Dependent-marking is found to predominate in the Indo-European family.1 In German, for example, dependent object NPs of prepositions are indicated by a particular case: either by accusative, as shown in (17), or by dative, as in (18) (Tallerman 1998:104).
| (17) |
für meinen Freund for my:ACC friend ‘for my friend’ |
(German) |
| (18) |
mit meinem Freund with my:DAT friend ‘with my friend’ |
(German) |
Although in the examples above the noun Freund does not change its basic form, the determiners (meinen, meinem) do inflect for case, and are marked for gender (masculine).

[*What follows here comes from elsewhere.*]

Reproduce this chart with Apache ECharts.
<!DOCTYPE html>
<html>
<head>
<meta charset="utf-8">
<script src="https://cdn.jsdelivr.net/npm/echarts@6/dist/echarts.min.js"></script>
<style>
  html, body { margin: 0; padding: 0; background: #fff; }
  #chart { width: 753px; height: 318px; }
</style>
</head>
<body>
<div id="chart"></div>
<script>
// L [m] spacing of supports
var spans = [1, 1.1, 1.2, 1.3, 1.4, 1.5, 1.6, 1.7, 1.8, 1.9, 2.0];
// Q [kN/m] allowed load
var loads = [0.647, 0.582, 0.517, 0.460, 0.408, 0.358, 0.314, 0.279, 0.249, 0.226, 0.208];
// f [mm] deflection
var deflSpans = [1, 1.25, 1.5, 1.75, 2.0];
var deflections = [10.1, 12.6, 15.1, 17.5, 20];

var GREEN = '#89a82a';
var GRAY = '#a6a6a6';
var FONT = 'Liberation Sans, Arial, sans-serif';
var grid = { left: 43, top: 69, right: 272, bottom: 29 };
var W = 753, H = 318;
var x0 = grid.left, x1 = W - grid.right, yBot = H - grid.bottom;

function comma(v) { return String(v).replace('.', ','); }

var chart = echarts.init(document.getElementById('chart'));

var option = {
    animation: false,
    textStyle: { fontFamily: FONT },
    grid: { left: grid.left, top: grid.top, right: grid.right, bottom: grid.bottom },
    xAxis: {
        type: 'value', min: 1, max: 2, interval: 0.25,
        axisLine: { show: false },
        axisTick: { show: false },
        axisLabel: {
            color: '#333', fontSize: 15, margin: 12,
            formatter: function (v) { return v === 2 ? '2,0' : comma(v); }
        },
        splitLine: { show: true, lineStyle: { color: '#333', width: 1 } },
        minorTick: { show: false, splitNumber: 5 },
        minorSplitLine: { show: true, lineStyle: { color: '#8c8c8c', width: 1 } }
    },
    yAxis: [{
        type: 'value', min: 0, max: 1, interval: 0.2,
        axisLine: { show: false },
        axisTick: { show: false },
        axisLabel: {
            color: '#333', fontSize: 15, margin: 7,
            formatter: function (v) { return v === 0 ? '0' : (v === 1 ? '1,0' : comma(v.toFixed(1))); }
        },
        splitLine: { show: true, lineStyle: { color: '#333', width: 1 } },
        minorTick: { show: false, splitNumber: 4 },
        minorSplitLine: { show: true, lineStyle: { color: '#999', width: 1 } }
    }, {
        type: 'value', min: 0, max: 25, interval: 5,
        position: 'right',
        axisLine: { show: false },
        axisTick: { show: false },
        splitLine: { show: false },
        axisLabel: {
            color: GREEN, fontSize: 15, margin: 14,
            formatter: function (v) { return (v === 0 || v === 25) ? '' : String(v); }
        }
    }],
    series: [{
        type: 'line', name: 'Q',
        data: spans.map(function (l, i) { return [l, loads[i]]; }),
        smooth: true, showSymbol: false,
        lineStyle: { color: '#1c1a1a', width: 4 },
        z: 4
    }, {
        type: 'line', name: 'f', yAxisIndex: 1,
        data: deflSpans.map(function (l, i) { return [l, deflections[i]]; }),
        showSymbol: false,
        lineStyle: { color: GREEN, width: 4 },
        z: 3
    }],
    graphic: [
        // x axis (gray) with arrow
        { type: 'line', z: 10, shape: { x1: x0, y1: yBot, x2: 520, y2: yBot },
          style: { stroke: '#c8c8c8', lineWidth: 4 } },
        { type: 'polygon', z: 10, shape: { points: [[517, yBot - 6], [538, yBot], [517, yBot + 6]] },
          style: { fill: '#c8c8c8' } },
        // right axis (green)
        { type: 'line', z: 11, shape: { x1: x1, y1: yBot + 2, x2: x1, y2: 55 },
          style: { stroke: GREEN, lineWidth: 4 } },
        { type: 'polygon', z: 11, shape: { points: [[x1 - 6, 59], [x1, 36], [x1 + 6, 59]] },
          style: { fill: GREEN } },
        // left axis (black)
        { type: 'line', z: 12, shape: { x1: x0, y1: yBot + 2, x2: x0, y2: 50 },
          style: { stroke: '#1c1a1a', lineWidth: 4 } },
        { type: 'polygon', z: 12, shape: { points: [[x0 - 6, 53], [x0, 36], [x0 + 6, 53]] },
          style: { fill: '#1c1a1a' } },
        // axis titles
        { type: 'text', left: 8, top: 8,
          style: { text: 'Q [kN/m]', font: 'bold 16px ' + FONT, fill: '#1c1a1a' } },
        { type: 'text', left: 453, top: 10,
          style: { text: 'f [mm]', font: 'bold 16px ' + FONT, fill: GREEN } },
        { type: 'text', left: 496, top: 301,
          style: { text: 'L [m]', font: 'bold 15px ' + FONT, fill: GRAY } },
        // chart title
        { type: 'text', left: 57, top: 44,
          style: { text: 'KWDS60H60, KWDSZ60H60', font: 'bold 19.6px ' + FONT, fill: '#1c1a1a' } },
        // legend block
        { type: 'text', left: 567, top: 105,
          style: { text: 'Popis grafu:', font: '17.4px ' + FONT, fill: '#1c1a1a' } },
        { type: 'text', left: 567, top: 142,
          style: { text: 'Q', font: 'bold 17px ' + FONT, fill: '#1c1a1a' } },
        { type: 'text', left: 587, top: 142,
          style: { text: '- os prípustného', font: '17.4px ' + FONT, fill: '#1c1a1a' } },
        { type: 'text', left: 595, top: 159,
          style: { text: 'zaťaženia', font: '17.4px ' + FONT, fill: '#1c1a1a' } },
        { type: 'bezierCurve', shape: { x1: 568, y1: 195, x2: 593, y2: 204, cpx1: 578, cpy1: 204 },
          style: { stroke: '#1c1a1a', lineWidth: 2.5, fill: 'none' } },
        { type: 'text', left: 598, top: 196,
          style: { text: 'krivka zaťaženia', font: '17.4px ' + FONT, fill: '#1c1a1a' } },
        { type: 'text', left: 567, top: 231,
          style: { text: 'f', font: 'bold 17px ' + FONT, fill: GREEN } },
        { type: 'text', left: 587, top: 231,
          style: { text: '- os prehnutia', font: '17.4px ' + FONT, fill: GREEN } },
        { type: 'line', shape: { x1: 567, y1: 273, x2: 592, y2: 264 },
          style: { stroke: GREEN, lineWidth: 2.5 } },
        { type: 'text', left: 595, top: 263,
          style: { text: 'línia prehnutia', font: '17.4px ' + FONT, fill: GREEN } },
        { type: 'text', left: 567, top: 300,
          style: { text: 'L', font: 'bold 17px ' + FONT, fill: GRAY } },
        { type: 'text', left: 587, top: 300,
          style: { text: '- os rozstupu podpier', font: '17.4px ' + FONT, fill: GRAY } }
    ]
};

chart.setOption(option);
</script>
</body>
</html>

Dependent-marking in head-final construction is exemplified in (19) from Chechen. Here the head, postposition t’e follows the dependent object NP beera to which the dative case-marker -na is attached (Tallerman 1998:105):
| (19) |
beera-na t’e child-DAT on ‘on the child’ |
(Chechen) |
Dependent-marking in possessive constructions could be illustrated by an example from Finnish. In (20), the syntactic relationship between a possessed head noun kissa ‘cat’ and the dependent possessor NP tyttö ‘girl’ is indicated by the genitive case marker -n (Tallerman 1998:107):
| (20) |
tytö-n kissa girl-GEN cat ‘girl’s cat’ |
(Finnish) |
Dependent-marking in constructions of the noun plus a dependent adjective expresses the agreement of adjectival modifiers with various grammatical categories that are inherent either in the noun (class/gender) or in the NP (number, case, definiteness) (Givon 1990:475). Example (21) is an illustration from Chadian Arabic where the adjective ‘tall,’ being dependent on the head noun, agrees with it in gender (Tallerman 1998:109):
| (21) a. |
rajul tawîl man tall:MASC ‘a tall man’ |
(Chadian Arabic) |
| b. |
mara tawîla woman tall:FEM ‘a tall woman’ |
As for head-marking in the construction of the head noun and dependent adjective, this is not very common (Tallerman 1990:108). An example can be found in Persian (example 22) where the head noun kûh ‘mountain’ is marked by suffix -e for having a dependent, but the suffix does not encode any other grammatical information (e.g. gender, case); the dependent adjective boländ ‘high’ carries no marker (Tallerman 1998:108):
| (22) |
kûh-e boländ mountain high ‘high mountain’ |
(Persian) |
The marking of the possessive constructions in the head-marking languages is illustrated by example (23) from Saliba where the dependent noun sine ‘woman’ has no marking while it is the head noun natu ‘child’ that bears a suffix indicating a third person singular referring to the woman; literally, example (23) means ‘woman child-her’ (Tallerman 1998:107).
| (23) |
sine natu-na woman child-3SG ‘the woman’s child’ |
(Saliba) |
Typical head-marking languages are, for example, Abkhaz (a Northwest Caucasian language) and the native American language Navajo (Tallerman 1998:110).
Another typological possibility, as noted by Tallerman (1998:110), is not to mark morphologically the relationship between the head and its dependent(s) at all. This is the case, for example, in Chinese and Vietnamese.